According to ITG*, 1% of all digital payments in USD last November were made through Apple Pay, compared to 4% for Google Wallet. The latter was launched on May 26th, 2011, the former last October 20th, and judging by the apparent success among early adopters**, Cupertino
might have already seized an even more significant chunk of this fat holiday
season pie. Over November, Apple barely scratched the surface, with a very early-adopter kind of retailer leading the pack: Whole Foods Market claimed 20% of Apple Pay transactions (28% in value)***.
But here, once again, Apple is leading in innovation rather than in invention, and this market pedagogy could also benefit Google itself, who didn't promote very much its own solution so far, but can leverage much wider platforms. The biggest loser could be PayPal, and ITG's Steve Weinstein thinks that they are likely to suffer against Apple Pay's much more user friendly solution.
Needless to say, bigger players in finance are also paying attention. Many consumers still feel reluctant to make payments through other players than genuine financial institutions, particularly the ones that issue the reassuring plastic fetishes that, not so long ago, used to be referred to as 'smart cards'.
* see "ITG Investment Research Report Finds Strong Apple Pay Momentum"
** key findings by ITG:
- 60% of new Apple Pay customers used Apple Pay on multiple days through November, suggesting strong customer engagement.
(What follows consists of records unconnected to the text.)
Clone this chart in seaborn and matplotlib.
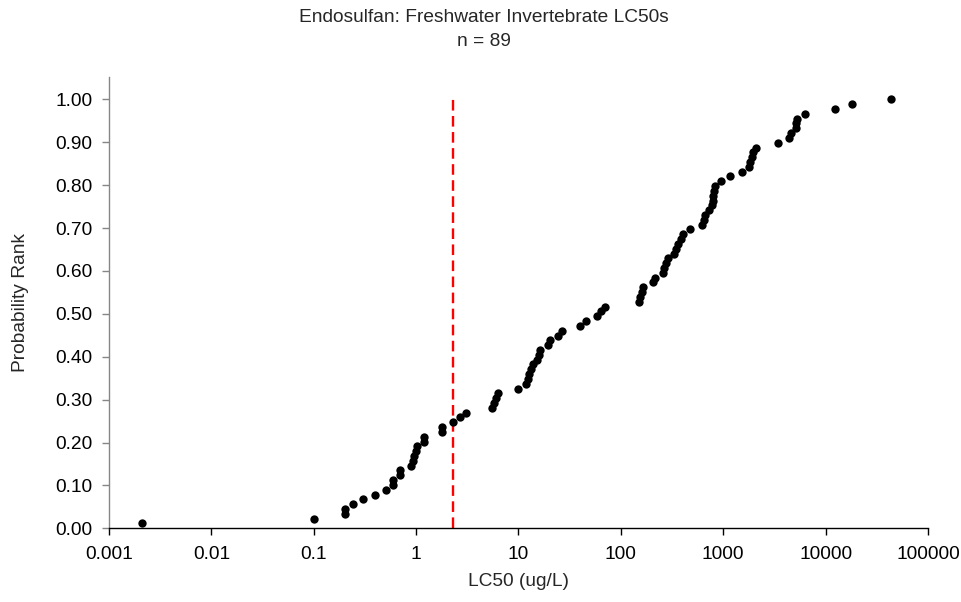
import matplotlib
matplotlib.use("Agg")
import matplotlib.pyplot as plt
import seaborn as sns
import pandas as pd

# ---- data ----
lc50 = [0.0021, 0.1, 0.2, 0.2, 0.24, 0.30, 0.40, 0.51, 0.60, 0.60,
        0.70, 0.70, 0.90, 0.93, 0.96, 1.0, 1.03, 1.2, 1.2, 1.8,
        1.8, 2.3, 2.68, 3.1, 5.5, 5.8, 6.0, 6.3, 10.0, 11.75,
        12.4, 12.7, 13.2, 13.9, 15.3, 15.9, 16.2, 19.2, 20.3, 24.4,
        26.5, 40.0, 46.0, 59.0, 64.0, 70.0, 152.0, 155.0, 160.0, 163.0,
        207.0, 215.0, 256.0, 265.0, 278.0, 287.0, 328.0, 345.0, 365.0, 385.0,
        402.0, 477.0, 621.0, 645.0, 664.0, 731.0, 773.0, 790.0, 800.0, 818.0,
        832.0, 951.0, 1174.0, 1527.0, 1800.0, 1841.0, 1901.0, 1945.0, 2108.0, 3437.0,
        4436.0, 4540.0, 5156.0, 5156.0, 5250.0, 6220.0, 12420.0, 17950.0, 43850.0]

prob_rank = [0.0112, 0.0225, 0.0337, 0.0449, 0.0562, 0.0674, 0.0787, 0.0899, 0.1011, 0.1124,
             0.1236, 0.1348, 0.1461, 0.1573, 0.1685, 0.1798, 0.1910, 0.2022, 0.2135, 0.2247,
             0.2360, 0.2472, 0.2584, 0.2697, 0.2809, 0.2921, 0.3034, 0.3146, 0.3258, 0.3371,
             0.3483, 0.3596, 0.3708, 0.3820, 0.3933, 0.4045, 0.4157, 0.4270, 0.4382, 0.4494,
             0.4607, 0.4719, 0.4831, 0.4944, 0.5056, 0.5169, 0.5281, 0.5393, 0.5506, 0.5618,
             0.5730, 0.5843, 0.5955, 0.6067, 0.6180, 0.6292, 0.6404, 0.6517, 0.6629, 0.6742,
             0.6854, 0.6966, 0.7079, 0.7191, 0.7303, 0.7416, 0.7528, 0.7640, 0.7753, 0.7865,
             0.7978, 0.8090, 0.8202, 0.8315, 0.8427, 0.8539, 0.8652, 0.8764, 0.8876, 0.8989,
             0.9101, 0.9213, 0.9326, 0.9438, 0.9551, 0.9663, 0.9775, 0.9888, 1.0000]

hc5_x = [2.3]
hc5_y = [0.0, 1.0]

x_ticks = [0.001, 0.01, 0.1, 1, 10, 100, 1000, 10000, 100000]
x_tick_labels = ["0.001", "0.01", "0.1", "1", "10", "100", "1000", "10000", "100000"]
y_ticks = [0.0, 0.1, 0.2, 0.3, 0.4, 0.5, 0.6, 0.7, 0.8, 0.9, 1.0]
y_tick_labels = ["0.00", "0.10", "0.20", "0.30", "0.40", "0.50", "0.60", "0.70", "0.80", "0.90", "1.00"]

title_line1 = "Endosulfan: Freshwater Invertebrate LC50s"
title_line2 = "n = 89"
x_label = "LC50 (ug/L)"
y_label = "Probability Rank"

# ---- style ----
sns.set_style("white")
plt.rcParams["font.family"] = ["Liberation Sans", "DejaVu Sans"]
FS = 13.8

df = pd.DataFrame({"LC50": lc50, "Rank": prob_rank})

fig = plt.figure(figsize=(9.62, 6.02), dpi=100)
W, H = 962, 602
ax = fig.add_axes([109 / W, 1 - 528.3 / H, (928 - 109) / W, (528.3 - 77.3) / H])

sns.scatterplot(data=df, x="LC50", y="Rank", color="black", s=36,
                linewidth=0, ax=ax, zorder=3, legend=False)
ax.vlines(hc5_x, hc5_y[0], hc5_y[1], colors="#ff0000", linewidth=1.7,
          linestyles=(0, (4.5, 2.3)), zorder=2)

ax.set_xscale("log")
ax.set_xlim(0.001, 100000)
ax.set_ylim(0, 1.0513)
ax.set_xticks(x_ticks)
ax.set_xticklabels(x_tick_labels, fontsize=FS)
ax.set_yticks(y_ticks)
ax.set_yticklabels(y_tick_labels, fontsize=FS)
ax.minorticks_off()
ax.xaxis.set_minor_locator(matplotlib.ticker.NullLocator())

ax.set_xlabel(x_label, fontsize=FS, labelpad=7)
ax.set_ylabel(y_label, fontsize=FS, labelpad=19)

for s in ["top", "right"]:
    ax.spines[s].set_visible(False)
ax.spines["left"].set_color("#868686")
ax.spines["bottom"].set_color("black")
ax.spines["left"].set_linewidth(1.0)
ax.spines["bottom"].set_linewidth(1.0)

ax.tick_params(axis="x", direction="out", length=5, width=1, color="black",
               pad=8, labelcolor="black", bottom=True)
ax.tick_params(axis="y", direction="out", length=5, width=1, color="#868686",
               pad=7, labelcolor="black", left=True)
ax.grid(False)

fig.text(0.503, 1 - 17 / H, title_line1, ha="center", va="center", fontsize=FS)
fig.text(0.503, 1 - 41 / H, title_line2, ha="center", va="center", fontsize=FS)

fig.savefig("out.png", dpi=100)
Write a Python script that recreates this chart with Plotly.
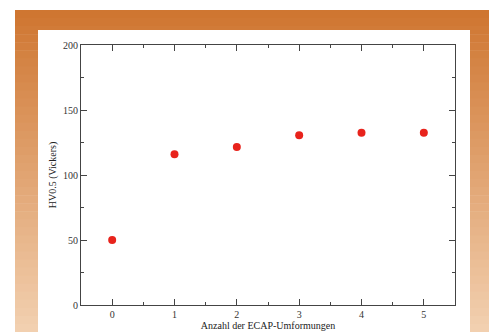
import plotly.graph_objects as go

umformungen = [0, 1, 2, 3, 4, 5]
haerte = [50, 116, 121.5, 130.5, 132.5, 132.5]

W, H = 493, 332
fig = go.Figure()
fig.add_trace(go.Scatter(x=umformungen, y=haerte, mode="markers",
                         marker=dict(color="#e8231c", size=8, line=dict(width=0)),
                         showlegend=False, cliponaxis=False))

ml, mr, mt, mb = 81, W - 455, 45, H - 305
pw, ph = W - ml - mr, H - mt - mb


def px(x):
    return (x - ml) / pw


def py(y):
    return (H - mb - y) / ph


# gradient orange frame
top = (207, 118, 49)
bot = (242, 208, 176)
y0, y1 = 10, 332
n = 40
shapes = []
for i in range(n):
    t = i / (n - 1)
    c = tuple(int(round(top[k] + (bot[k] - top[k]) * t)) for k in range(3))
    ya = y0 + (y1 - y0) * i / n
    yb = y0 + (y1 - y0) * (i + 1) / n + 0.6
    shapes.append(dict(type="rect", xref="paper", yref="paper", layer="below",
                       x0=px(15), x1=px(489), y0=py(yb), y1=py(ya),
                       line=dict(width=0), fillcolor="rgb(%d,%d,%d)" % c))
shapes.append(dict(type="rect", xref="paper", yref="paper", layer="below",
                   x0=px(38), x1=px(470), y0=py(340), y1=py(30),
                   line=dict(width=0), fillcolor="white"))
fig.update_layout(shapes=shapes)

tickfont = dict(family="Liberation Serif, Times New Roman, serif", size=10, color="#333333")
titlefont = dict(family="Liberation Serif, Times New Roman, serif", size=10, color="#222222")
fig.update_xaxes(range=[-0.5, 5.5], tickvals=[0, 1, 2, 3, 4, 5], ticks="inside", ticklen=6,
                 tickcolor="#444", tickwidth=1, mirror="ticks", showline=True, linecolor="#444",
                 linewidth=1, showgrid=False, zeroline=False, tickfont=tickfont,
                 minor=dict(dtick=0.5, ticks="inside", ticklen=3, tickcolor="#444", showgrid=False),
                 title=dict(text="Anzahl der ECAP-Umformungen", font=titlefont, standoff=0))
fig.update_yaxes(range=[0, 200], tickvals=[0, 50, 100, 150, 200], ticks="inside", ticklen=6,
                 tickcolor="#444", tickwidth=1, mirror="ticks", showline=True, linecolor="#444",
                 linewidth=1, showgrid=False, zeroline=False, tickfont=tickfont,
                 minor=dict(dtick=25, ticks="inside", ticklen=3, tickcolor="#444", showgrid=False),
                 title=dict(text="HV0.5 (Vickers)", font=titlefont, standoff=4))

fig.update_layout(width=W, height=H, margin=dict(l=ml, r=mr, t=mt, b=mb, autoexpand=False),
                  paper_bgcolor="white", plot_bgcolor="white")
fig.write_html("out.html", config={"displayModeBar": False},
               post_script="document.body.style.margin='0';document.body.style.overflow='hidden';")
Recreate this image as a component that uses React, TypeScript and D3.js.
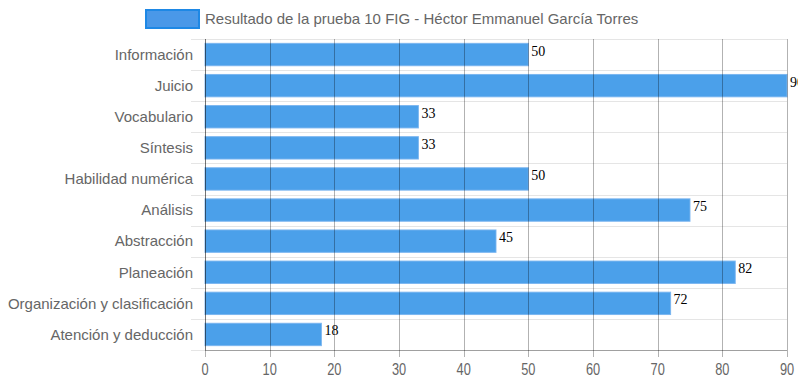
import React from "react";
import * as d3 from "d3";

const categories = [
  "Información",
  "Juicio",
  "Vocabulario",
  "Síntesis",
  "Habilidad numérica",
  "Análisis",
  "Abstracción",
  "Planeación",
  "Organización y clasificación",
  "Atención y deducción",
];
const values = [50, 90, 33, 33, 50, 75, 45, 82, 72, 18];
const xTicks = [0, 10, 20, 30, 40, 50, 60, 70, 80, 90];
const seriesLabel = "Resultado de la prueba 10 FIG - Héctor Emmanuel García Torres";

const W = 798;
const H = 385;
const left = 205;
const right = 787;
const top = 39;
const bottom = 350;

export default function App() {
  const x = d3.scaleLinear().domain([0, 90]).range([left, right]);
  const y = d3.scaleBand<string>().domain(categories).range([top, bottom]);
  const bw = y.bandwidth();
  const barH = bw * 0.72;
  const font = "'Liberation Sans', Arial, sans-serif";

  return (
    <svg
      width={W}
      height={H}
      style={{ position: "absolute", left: 0, top: 0, background: "#fff" }}
    >
      {/* legend */}
      <rect x={146} y={10} width={53} height={18} fill="#4a98e8" stroke="#1e88e5" strokeWidth={2} />
      <text x={205} y={24} fontFamily={font} fontSize={15} fill="#666">
        {seriesLabel}
      </text>

      {/* horizontal grid lines */}
      {d3.range(categories.length + 1).map((i) => {
        const yy = Math.round(top + i * bw) + 0.5;
        return (
          <line key={"h" + i} x1={191} x2={right} y1={yy} y2={yy} stroke="rgba(0,0,0,0.1)" strokeWidth={1} />
        );
      })}

      {/* bars */}
      {categories.map((c, i) => {
        const yc = (y(c) as number) + bw / 2;
        return (
          <rect
            key={"b" + c}
            x={x(0)}
            y={yc - barH / 2}
            width={x(values[i]) - x(0)}
            height={barH}
            fill="rgba(30,136,229,0.8)"
            stroke="rgba(120,180,240,0.9)"
            strokeWidth={1}
          />
        );
      })}

      {/* vertical grid lines */}
      {xTicks.map((t) => {
        const xx = Math.round(x(t)) + 0.5;
        return (
          <line key={"v" + t} x1={xx} x2={xx} y1={top} y2={357} stroke="rgba(0,0,0,0.3)" strokeWidth={1} />
        );
      })}
      {/* axis lines */}
      <line x1={left + 0.5} x2={left + 0.5} y1={top} y2={bottom} stroke="rgba(0,0,0,0.35)" />
      <line x1={left} x2={right} y1={bottom + 0.5} y2={bottom + 0.5} stroke="rgba(0,0,0,0.3)" />

      {/* value labels */}
      {categories.map((c, i) => {
        const yc = (y(c) as number) + bw / 2;
        return (
          <text
            key={"l" + c}
            x={x(values[i]) + 3}
            y={yc + 1}
            fontFamily="'Liberation Serif', 'Times New Roman', serif"
            fontSize={14}
            fill="#000"
          >
            {values[i]}
          </text>
        );
      })}

      {/* y labels */}
      {categories.map((c) => {
        const yc = (y(c) as number) + bw / 2;
        return (
          <text
            key={"y" + c}
            x={193}
            y={yc}
            dy="0.35em"
            textAnchor="end"
            fontFamily={font}
            fontSize={15}
            fill="#666"
          >
            {c}
          </text>
        );
      })}

      {/* x tick labels */}
      {xTicks.map((t) => (
        <text
          key={"x" + t}
          transform={`translate(${x(t)},${369}) scale(0.8,1)`}
          dy="0.35em"
          textAnchor="middle"
          fontFamily={font}
          fontSize={16}
          fill="#666"
        >
          {t}
        </text>
      ))}
    </svg>
  );
}
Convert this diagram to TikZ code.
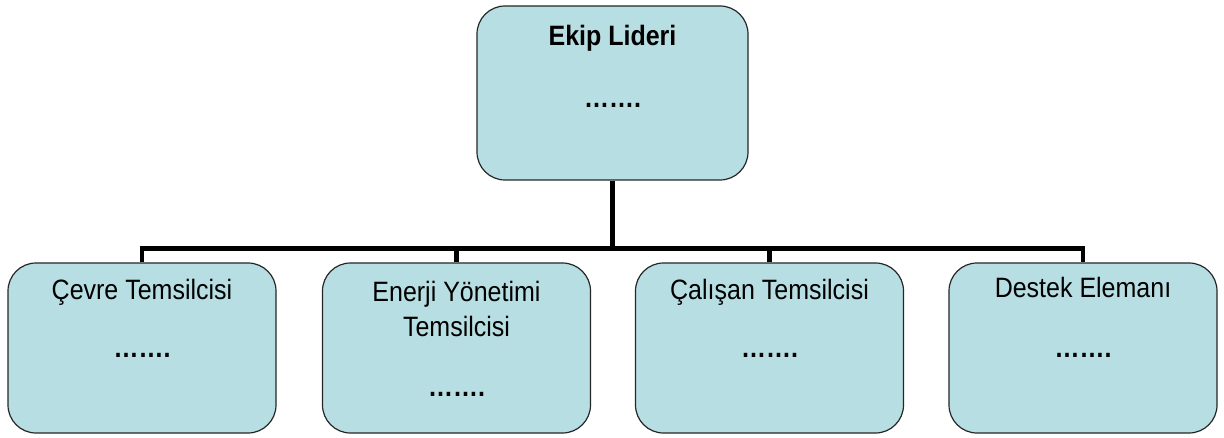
\documentclass[tikz,border=0pt]{standalone}
\usepackage{fontspec}
\setmainfont{Liberation Sans}
\usetikzlibrary{positioning}
\definecolor{myblue}{RGB}{183,222,226}
\newcommand{\tall}[1]{\scalebox{1}[1.12]{#1}}

\begin{document}
\begin{tikzpicture}[x=1pt, y=1pt,
  unit/.style = {draw = black!85, line width = 1.2pt, fill = myblue, rounded corners = 28pt,
                 minimum width = 268pt, minimum height = 170pt, inner sep = 0pt},
  txt/.style  = {anchor = base, inner sep = 0pt, font = \fontsize{25}{30}\selectfont},
  link/.style = {line width = 4.5pt, line join = miter}]
\useasboundingbox (0,0) rectangle (1224,437);

%%%%%%%%%%%%%%% leader %%%%%%%%%%%%%%%%
\node [unit, minimum width = 271pt, minimum height = 174pt] (lider) at (612.5,344) {};
\node [txt, font = \fontsize{25}{30}\selectfont\bfseries] (lidername) at ([yshift=-40pt]lider.north) {\tall{Ekip Lideri}};
\node [txt, font = \fontsize{25}{30}\selectfont\bfseries] (liderdots) at ([yshift=-102pt]lider.north) {\tall{…….}};

%%%%%%%%%%%%%%% members %%%%%%%%%%%%%%%%
\foreach \name/\x in {cevre/142, enerji/456.5, calisan/769.5, destek/1083}
	\node [unit] (\name) at (\x,89) {};

\node [txt] (cevrename) at ([yshift=-37pt]cevre.north) {\tall{Çevre Temsilcisi}};
\node [txt] (enerjiname) at ([yshift=-39pt]enerji.north) {\tall{Enerji Yönetimi}};
\node [txt] (enerjiname2) at ([yshift=-74pt]enerji.north) {\tall{Temsilcisi}};
\node [txt] (calisanname) at ([yshift=-37pt]calisan.north) {\tall{Çalışan Temsilcisi}};
\node [txt] (destekname) at ([yshift=-35pt]destek.north) {\tall{Destek Elemanı}};
\foreach \name/\d in {cevre/95, enerji/134, calisan/95, destek/95}
	\node [txt, font = \fontsize{25}{30}\selectfont\bfseries] (\name dots) at ([yshift=-\d pt]\name.north) {\tall{…….}};

%%%%%%%%%%%%%%% links %%%%%%%%%%%%%%%%
\coordinate (hub) at ([yshift=-68pt]lider.south);
\draw [link] (lider.south) -- (hub);
\draw [link] (cevre.north) |- (destek.north |- hub) -- (destek.north);
\foreach \name in {enerji, calisan}
	\draw [link] (\name.north) -- (\name.north |- hub);

\end{tikzpicture}
\end{document}
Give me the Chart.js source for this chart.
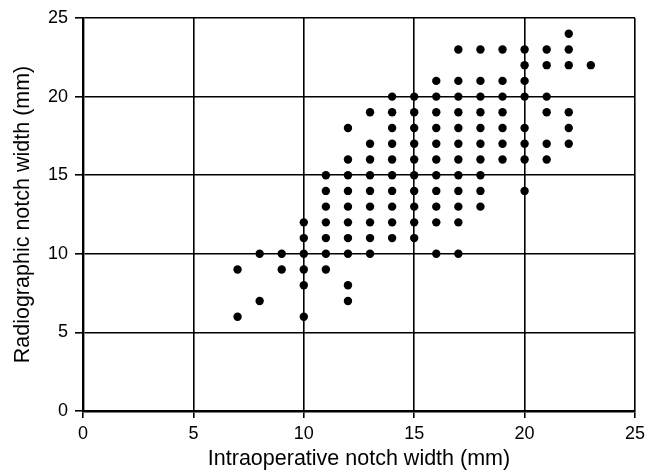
<!DOCTYPE html>
<html>
<head>
<meta charset="utf-8">
<script src="https://cdn.jsdelivr.net/npm/chart.js@4/dist/chart.umd.min.js"></script>
<style>
html,body{margin:0;padding:0;background:#fff;}
#wrap{width:664px;height:472px;position:relative;}
</style>
</head>
<body>
<div id="wrap"><canvas id="c" width="664" height="472"></canvas></div>
<script>
// Intraoperative notch width (mm) columns and the radiographic widths observed at each
const intraopWidths = [7, 8, 9, 10, 11, 12, 13, 14, 15, 16, 17, 18, 19, 20, 21, 22, 23];
const radioAt7  = [9, 6];
const radioAt8  = [10, 7];
const radioAt9  = [10, 9];
const radioAt10 = [12, 11, 10, 9, 8, 6];
const radioAt11 = [15, 14, 13, 12, 11, 10, 9];
const radioAt12 = [18, 16, 15, 14, 13, 12, 11, 10, 8, 7];
const radioAt13 = [19, 17, 16, 15, 14, 13, 12, 11, 10];
const radioAt14 = [20, 19, 18, 17, 16, 15, 14, 13, 12, 11];
const radioAt15 = [20, 19, 18, 17, 16, 15, 14, 13, 12, 11];
const radioAt16 = [21, 20, 19, 18, 17, 16, 15, 14, 13, 12, 10];
const radioAt17 = [23, 21, 20, 19, 18, 17, 16, 15, 14, 13, 12, 10];
const radioAt18 = [23, 21, 20, 19, 18, 17, 16, 15, 14, 13];
const radioAt19 = [23, 21, 20, 19, 18, 17, 16];
const radioAt20 = [23, 22, 21, 20, 18, 17, 16, 14];
const radioAt21 = [23, 22, 20, 19, 17, 16];
const radioAt22 = [24, 23, 22, 19, 18, 17];
const radioAt23 = [22];
const radioColumns = [radioAt7, radioAt8, radioAt9, radioAt10, radioAt11, radioAt12, radioAt13,
  radioAt14, radioAt15, radioAt16, radioAt17, radioAt18, radioAt19, radioAt20, radioAt21, radioAt22, radioAt23];
const tickValues = [0, 5, 10, 15, 20, 25];
const xTitle = 'Intraoperative notch width (mm)';
const yTitle = 'Radiographic notch width (mm)';

const points = [];
intraopWidths.forEach((x, i) => radioColumns[i].forEach(y => points.push({x: x, y: y})));

const FONT = '"Liberation Sans", Arial, Helvetica, sans-serif';

new Chart(document.getElementById('c'), {
  type: 'scatter',
  data: {
    datasets: [{
      data: points,
      backgroundColor: '#000',
      borderWidth: 0,
      pointRadius: 4.2,
      pointHoverRadius: 4.2
    }]
  },
  options: {
    responsive: false,
    animation: false,
    devicePixelRatio: 1,
    layout: {padding: {left: 0, right: 29, top: 18, bottom: 0}},
    plugins: {legend: {display: false}, tooltip: {enabled: false}},
    scales: {
      x: {
        type: 'linear', min: 0, max: 25,
        afterBuildTicks: s => { s.ticks = tickValues.map(v => ({value: v})); },
        afterFit: s => { s.height = 61; },
        grid: {color: '#000', lineWidth: 1.6, tickLength: 7, tickColor: '#000', tickWidth: 1.6},
        border: {color: '#000', width: 2.4},
        ticks: {color: '#000', font: {family: FONT, size: 18}, padding: 5, maxRotation: 0},
        title: {display: true, text: xTitle, color: '#000', font: {family: FONT, size: 21.5}, padding: {top: 0, bottom: 0}}
      },
      y: {
        type: 'linear', min: 0, max: 25,
        afterBuildTicks: s => { s.ticks = tickValues.map(v => ({value: v})); },
        afterFit: s => { s.width = 83; },
        grid: {color: '#000', lineWidth: 1.6, tickLength: 8, tickColor: '#000', tickWidth: 1.6},
        border: {color: '#000', width: 2.4},
        ticks: {color: '#000', font: {family: FONT, size: 18}, padding: 7},
        title: {display: true, text: yTitle, color: '#000', font: {family: FONT, size: 21.5}, padding: {top: 10, bottom: 0}}
      }
    }
  }
});
</script>
</body>
</html>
In comparison, New PayPal customers used the service on multiple days during the same time period just 20% of the time.
- Apple Pay customers used the service roughly 1.4 times per week and used Apple Pay at the same merchant for future transactions roughly 66% of the time.
- Upon adoption of Apple Pay, the average consumer uses the service for approximately 5.3% of all future card transactions and 2.3% of all future card dollars spent.